TÜBİTAK’ın Liselerarası Proje Yarışmasında sergilemeye bile layık görmediği, maden işçilerinin konumlarının anlık kayıt altına alınması ve acil durum müdahalesi için kolay saptama amaçlayan proje, MEF Uluslararası Araştırma Projeleri Yarışması’nda Fizik dalında birincilik ve İnovasyon ödülü kazandı.
Sözcü'den Ayla Özdemir'in haberine göre TÜBİTAK, 10. sınıf öğrencisi Tuna Ilgın Kozak’ın madenlerde çalışan işçilerin, anlık olarak konumlarının kayıt altına alınması ve acil durumlarda müdahale edilecek yerlerin daha kolay saptanabilmesini amaçlayan projesini Liselerarası Proje Yarışmasında sergilemeye bile layık görmedi. Tuna Ilgın, TÜBİTAK’ın yüzüne bile bakmadığı ‘TOF/Uçuş Süresi ile Maden İçinde Konum Belirleme’ adlı proje ile MEF Uluslararası Araştırma Projeleri Yarışması’nda Fizik dalında birincilik ödülü ve İnovasyon ödülünü kazandı.
Soma Katliamı'nda madenden sağ kurtarılan işçilerden Murat Yalçın’ın, “Çizmelerimi çıkarayım mı, sedye kirlenmesin” sözleri Tuna Ilgın’ın ‘TOF/Uçuş Süresi ile Maden İçinde Konum Belirleme’ projesinin çıkış nedeni oldu. Maden facialarında hayat kurtarmaya yönelik proje ile TÜBİTAK Liselerarası Proje Yarışmasına başvurdu ama TÜBİTAK tarafından sergilenmeye bile değer görülmedi.
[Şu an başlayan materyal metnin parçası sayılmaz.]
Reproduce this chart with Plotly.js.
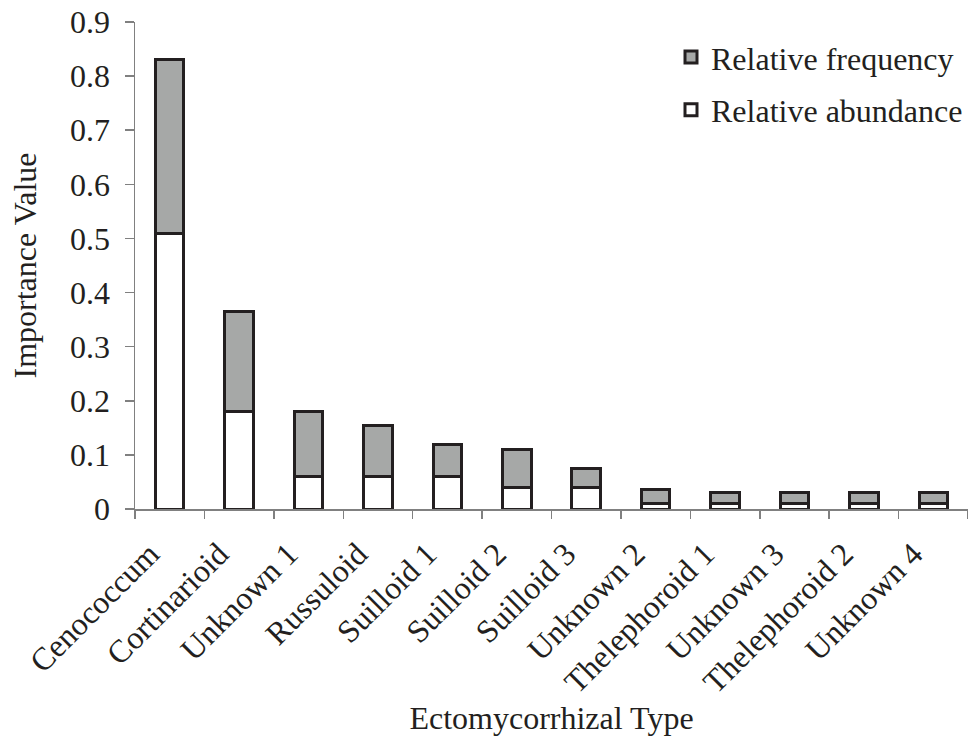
<!DOCTYPE html>
<html>
<head>
<meta charset="utf-8">
<script src="https://cdn.plot.ly/plotly-3.0.1.min.js"></script>
<style>html,body{margin:0;padding:0;background:#fff;}#chart{width:968px;height:736px;}</style>
</head>
<body>
<div id="chart"></div>
<script>
const categories = ["Cenococcum","Cortinarioid","Unknown 1","Russuloid","Suilloid 1","Suilloid 2","Suilloid 3","Unknown 2","Thelephoroid 1","Unknown 3","Thelephoroid 2","Unknown 4"];
const relativeAbundance = [0.51,0.18,0.06,0.06,0.06,0.04,0.04,0.01,0.01,0.01,0.01,0.01];
const relativeFrequency = [0.32,0.185,0.12,0.095,0.06,0.07,0.035,0.026,0.02,0.02,0.02,0.02];
const yTicks = [0,0.1,0.2,0.3,0.4,0.5,0.6,0.7,0.8,0.9];
const yTickText = ["0","0.1","0.2","0.3","0.4","0.5","0.6","0.7","0.8","0.9"];

const font = "Liberation Serif, Times New Roman, serif";
const edge = {color:"#231f20", width:3};

const traces = [
  {type:"bar", name:"Relative abundance", x:categories, y:relativeAbundance,
   marker:{color:"#ffffff", line:edge}, legendgroup:"a", legendrank:2},
  {type:"bar", name:"Relative frequency", x:categories, y:relativeFrequency,
   marker:{color:"#a6a8a7", line:edge}, legendgroup:"f", legendrank:1}
];

const layout = {
  width:968, height:736,
  margin:{l:135, r:0, t:22, b:227, autoexpand:false},
  paper_bgcolor:"#fff", plot_bgcolor:"#fff",
  barmode:"stack", bargap:0.59,
  font:{family:font, size:32, color:"#231f20"},
  showlegend:true,
  legend:{x:1, xanchor:"right", y:0.984, yanchor:"top", traceorder:"grouped",
          tracegroupgap:8, font:{family:font, size:32, color:"#231f20"},
          bgcolor:"rgba(0,0,0,0)", itemwidth:30},
  xaxis:{type:"category", showline:true, linecolor:"#808080", linewidth:1.5,
         ticks:"outside", tickson:"boundaries", ticklen:8, tickcolor:"#808080", tickwidth:1.5,
         tickangle:-45, tickfont:{family:font, size:32, color:"#231f20"},
         ticklabelshift:-20, ticklabelstandoff:12,
         showgrid:false, zeroline:false, automargin:false,
         title:{text:"Ectomycorrhizal Type", font:{family:font, size:32, color:"#231f20"}, standoff:10}},
  yaxis:{range:[0,0.9], tickvals:yTicks, ticktext:yTickText, showline:true, linecolor:"#808080", linewidth:1.5,
         ticks:"outside", ticklen:9, tickcolor:"#808080", tickwidth:1.5, ticklabelstandoff:8,
         tickfont:{family:font, size:32, color:"#231f20"}, showgrid:false, zeroline:false, automargin:false,
         title:{text:"Importance Value", font:{family:font, size:32, color:"#231f20"}, standoff:24}}
};

Plotly.newPlot("chart", traces, layout, {displayModeBar:false, staticPlot:true});
</script>
</body>
</html>
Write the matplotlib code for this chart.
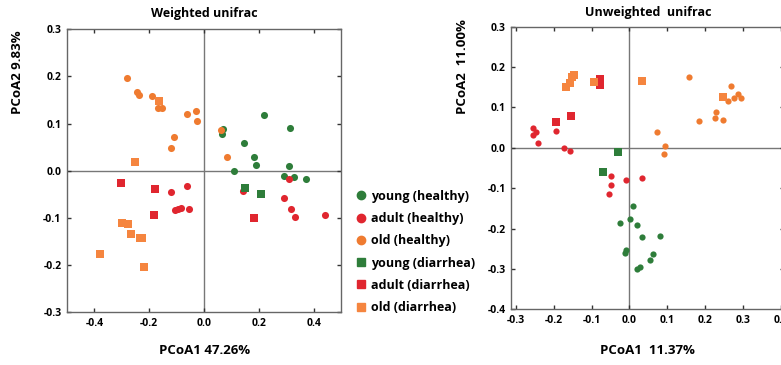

“Bir selam da sizden selam size selamünaleyküm”, “Tillo evliyalarının kerametleri” “Papaz eriğini imam eriğine çevirme” isimli projeleri yayınlayarak tepki toplayan TÜBİTAK geçtiğimiz yıl da, İstanbul Özel MEF Lisesi 12. sınıf öğrencisi olan İlayda Şamilgil'in yaptığı “Sıvılardaki Su Oranını Mıknatısla Ölçebilen Ucuz, Hızlı ve Taşınabilir Bir Sistem” projesini dereceye almamış, İlayda aynı projeyle Polonya'da 80 ülkenin binlerce projesinin arasında birinci olmuştu. İlayda’nın dünya birinciliği alan projesini beğenmeyen TÜBİTAK, okunmuş fasulye projesini birinci yapmıştı.
‘TOF/Uçuş Süresi ile Maden İçinde Konum Belirleme’ isimli projesiyle hem birincilik hem de inovasyon ödülünü kazanan Tuna Ilgın, projenin çıkış nedenini ve amacını şöyle anlattı:
“13 Mayıs 2014 tarihinde, Soma'da 301 madencinin hayatını kaybetmesi ile sonuçlanan facia karşısında herkes gibi ben de çok etkilendim. Madenden sağ kurtarılan madencinin sözleri beynime kazınmıştı. “Çizmelerimi çıkarayım mı, sedye kirlenmesin.” Bu kadar işine sahip çıkarak, inanarak yapan insanların hayatlarının öylece hafife alınması, ölümün bu kadar ucuz olması ve annemin ağlayarak o insanların geride bıraktıklarına üzülmesi projemin çıkış nedenidir.
Projemle madenlerde çalışan işçilerin, anlık olarak konumlarının kayıt altına alınması ve acil durumlarda müdahale edilecek yerlerin daha kolay saptanabilmesini amaçladım. Bunu yapabilmek için öncelikle radyo frekansının da, havada ışık ile aynı hızda yayılması prensibinden yararlanarak mesafeyi ölçme işlemini düşündüm. Sistem yeraltında olduğu için buraya uygun cihazları farklı olarak tasarlamak gerekiyor. Her cihaz aradaki mesafeyi ölçmek için kendi içinde bulunan hassas zaman ölçümünü kullanıyor. Cihazları birbiri ile senkronize etmek çok zor olduğu için mesafe hesaplaması, her cihazın içindeki kendi hassas zaman ölçümüne dayanıyor. Kapalı Alan Konum Belirleme için kullandığım yöntem, gönderilen ve geri dönen sinyaller arasında geçen zamanı ölçerek mesafeyi bulma prensibine dayanır. Bu yönteme Uçuş Zamanı/Time of Flight deniyor.”